Tatlı olarak damla sakızlı muhallebinin damla aromasının yoğun olduğunu söylemeliyim. Benim açımdan kesinlikle bir sıkıntı değil ama bazı insanların aroma fazlalığına tepki verebileceğini biliyorum.
Çayların karanfilli gelmesi pek hoşumuza gitmedi. Gönül klasik Türk tipi tavşan kanı çay beklerdi. Bergamotlı olsa ses etmezdim. Müessesenin ikramı meyve tabakları şık ve lezzetliydi. Afiyetle yedik.
Sanırım Grande ile ilgili en ciddi eleştirimi hesap öderken yaşadıklarımız üzerinden yapacağım. Yirmi kişi olduğumuz ve farklı yemekleri denemek istediğimiz için hepimiz değişik yemekler sipariş etmiştik. Bundan dolayı da herkesin kendi ödemesini kendisinin yapacağını kararlaştırmıştık. Evdeki hesap çarşıya uymadı. Lokanta çalışanları bizi Carrefour fişi gibi padişah fermanından fırlama bir adisyonla başbaşa bırakıp tüm parayı toplamamızı ve kendilerine vermemizi istedi. Bu kadar güzel bir akşamın son on beş dakikasını para toplamaya ayırtmaları hoş olmadı. Bu yanlıştan dönüp, sistemlerini revize etmelerini ve herkesin kendi hesabını ödeyip çıkmasının sağlanması gerektiğini restaurant yöneticilerine belirttim. Umarım bir çözüm üretebilirler.

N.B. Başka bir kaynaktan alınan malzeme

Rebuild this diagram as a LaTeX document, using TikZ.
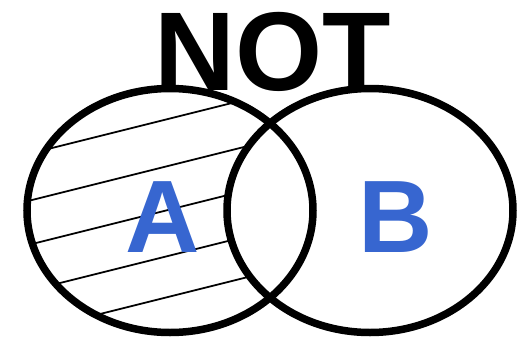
\documentclass[tikz,border=0pt]{standalone}
\usepackage{fontspec}
\setmainfont{Liberation Sans}
\usepackage{xcolor}
\usepackage{tikz}
\usetikzlibrary{positioning}

\definecolor{setblue}{RGB}{55,102,208}

\begin{document}
\begin{tikzpicture}[
    x=1pt, y=-1pt,
    setline/.style={line width=7.5pt},
    hatchline/.style={line width=1.8pt},
    title/.style={
        font=\fontsize{112}{112}\selectfont\bfseries,
        inner sep=0pt,
        anchor=base
    },
    setlabel/.style={
        font=\fontsize{103}{103}\selectfont\bfseries,
        text=setblue,
        inner sep=0pt,
        anchor=base
    }
]
  \useasboundingbox (0,0) rectangle (531,338);

  % hatching: A without B
  \begin{scope}[even odd rule]
    \clip (170,210.5) ellipse [x radius=143, y radius=122];
    \clip (0,0) rectangle (531,338)
        (370,210.5) ellipse [x radius=143, y radius=122];
    \foreach \y in {161,208,252,298,339}
      \draw[hatchline] (0,\y) -- (300,\y-75);
  \end{scope}

  \draw[setline] (170,210.5) ellipse [x radius=143, y radius=122];
  \draw[setline] (370,210.5) ellipse [x radius=143, y radius=122];

  \node[title] (not) at (273,90) {NOT};
  \node[setlabel] (a) at (163,252) {A};
  \node[setlabel] (b) at (396,252) {B};
\end{tikzpicture}
\end{document}
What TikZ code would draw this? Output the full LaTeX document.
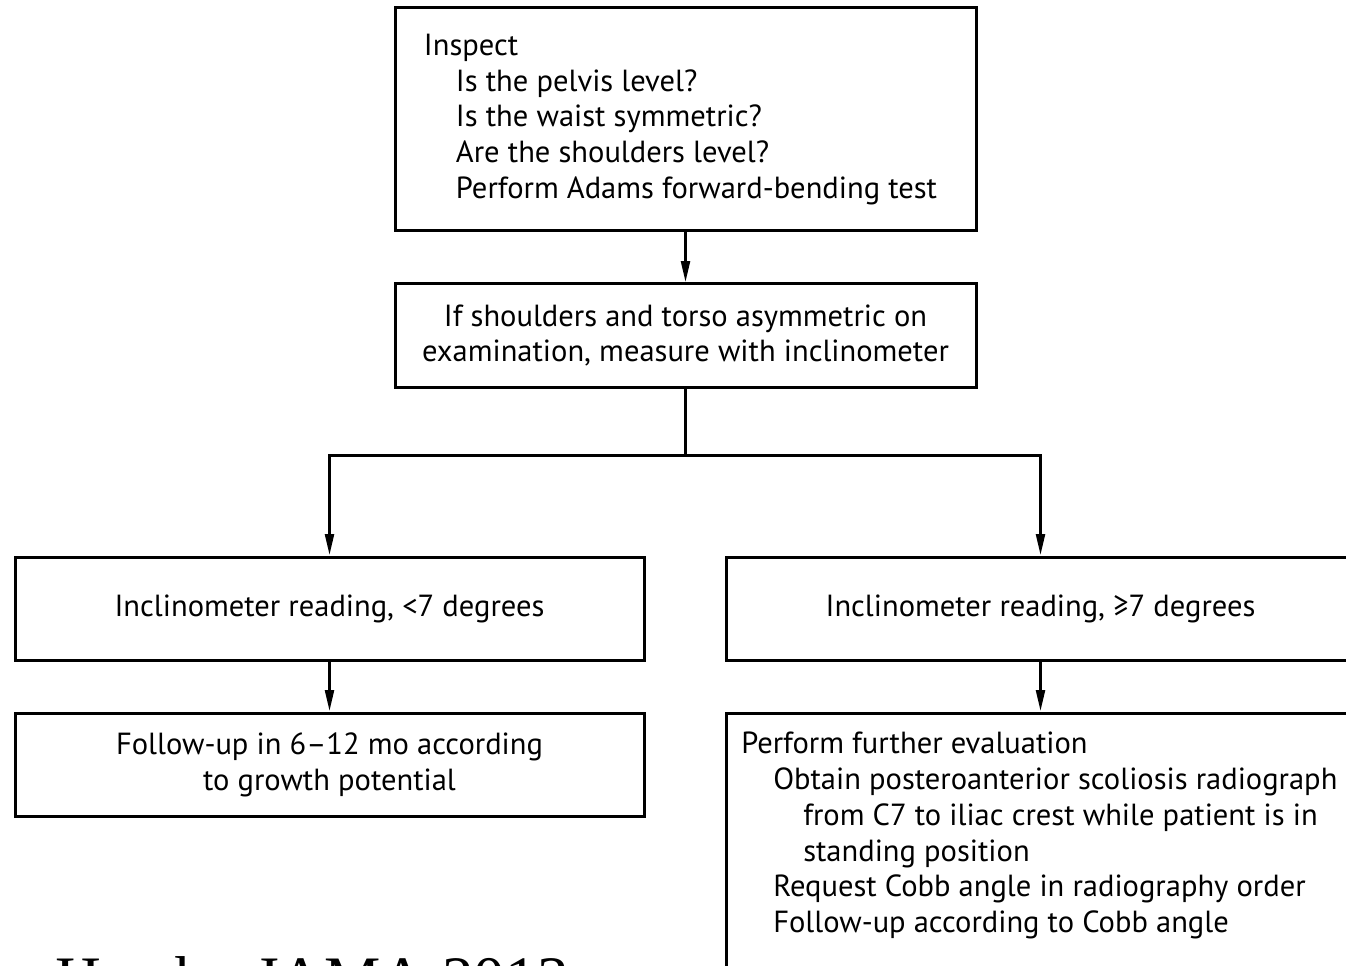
\documentclass[tikz,border=0pt]{standalone}
\usepackage{fontspec}
\setmainfont{PT Sans}
\newfontfamily\refserif{Liberation Serif}
\usetikzlibrary{arrows.meta}
\begin{document}
\begin{tikzpicture}[x=0.75pt,y=-0.75pt,
  box/.style={draw=black, line width=2.25pt, rectangle, inner sep=0pt,
    font=\fontsize{22.9}{26.8}\selectfont, align=center},
  conn/.style={line width=2.25pt, draw=black},
  arr/.style={conn, -{Triangle[length=16pt,width=6.5pt]}},
  txt/.style={inner sep=0pt, font=\fontsize{22.9}{26.8}\selectfont, align=left}
]
\useasboundingbox (0,0) rectangle (1346,966);
\clip (0,0) rectangle (1346,966);
\fill[white] (0,0) rectangle (1346,966);

% boxes
\node[box, minimum width=581*0.75pt, minimum height=223*0.75pt, align=left] (inspect) at (685.5,119.5)
 {Inspect\\
  \hspace*{24pt}Is the pelvis level?\\
  \hspace*{24pt}Is the waist symmetric?\\
  \hspace*{24pt}Are the shoulders level?\\
  \hspace*{24pt}Perform Adams forward-bending test\hspace*{7.5pt}};

\node[box, minimum width=581*0.75pt, minimum height=103*0.75pt] (measure) at (685.5,335.5)
 {If shoulders and torso asymmetric on\\examination, measure with inclinometer};

\node[box, minimum width=629*0.75pt, minimum height=103*0.75pt] (low) at (329.5,608.5)
 {Inclinometer reading, <7 degrees};

\node[box, minimum width=629*0.75pt, minimum height=103*0.75pt] (high) at (1040.5,608.5)
 {Inclinometer reading, ≥7 degrees};

\node[box, minimum width=629*0.75pt, minimum height=103*0.75pt] (followup) at (329.5,764.5)
 {Follow-up in 6–12 mo according\\to growth potential};

\node[box, minimum width=629*0.75pt, minimum height=297*0.75pt] (further) at (1040.5,861.5) {};

\node[txt, anchor=north west] (furthertxt) at (741,732)
 {Perform further evaluation\\
  \hspace*{24pt}Obtain posteroanterior scoliosis radiograph\\
  \hspace*{46.5pt}from C7 to iliac crest while patient is in\\
  \hspace*{46.5pt}standing position\\
  \hspace*{24pt}Request Cobb angle in radiography order\\
  \hspace*{24pt}Follow-up according to Cobb angle};

% connectors
\coordinate (split) at (685.5,455);
\draw[arr] (inspect.south) -- (measure.north);
\draw[conn] (measure.south) -- (split);
\draw[arr] (split) -| (low.north);
\draw[arr] (split) -| (high.north);
\draw[arr] (low.south) -- (followup.north);
\draw[arr] (high.south) -- (further.north);

% citation (cut off at bottom, as in the reference)
\node[anchor=base west, inner sep=0pt, font=\refserif\fontsize{47.5}{50}\selectfont] (cite) at (55,1000) {Hresko JAMA 2013};
\end{tikzpicture}
\end{document}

Yemeğimizin geneline bakarsam şu şekilde özetleyebilirim; Grande’den hepimiz memnun ayrıldık ve tekrar gelerek diğer yemekleri denememiz gerektiği kararını verdik. Hâlâ soft opening aşamasındaki bir lokanta için başarılıydılar. Hesap ödemedeki sıkıntılar gibi teknik aksaklıkların da kısa zamanda aşılacağını umuyorum. Yazıyı bitirmeden son olarak; Grande’nin ücretsiz verilen tadımlık şerbetlerinin müptelası olduk diyebilirim. Denemeden geçmeyin.
Herkese afiyet olsun.
Son dönemde yemeklerin ve servisin kalitesinde ciddi bir düşüş olduğu söyleniyor. Temkinli olmakta fayda var.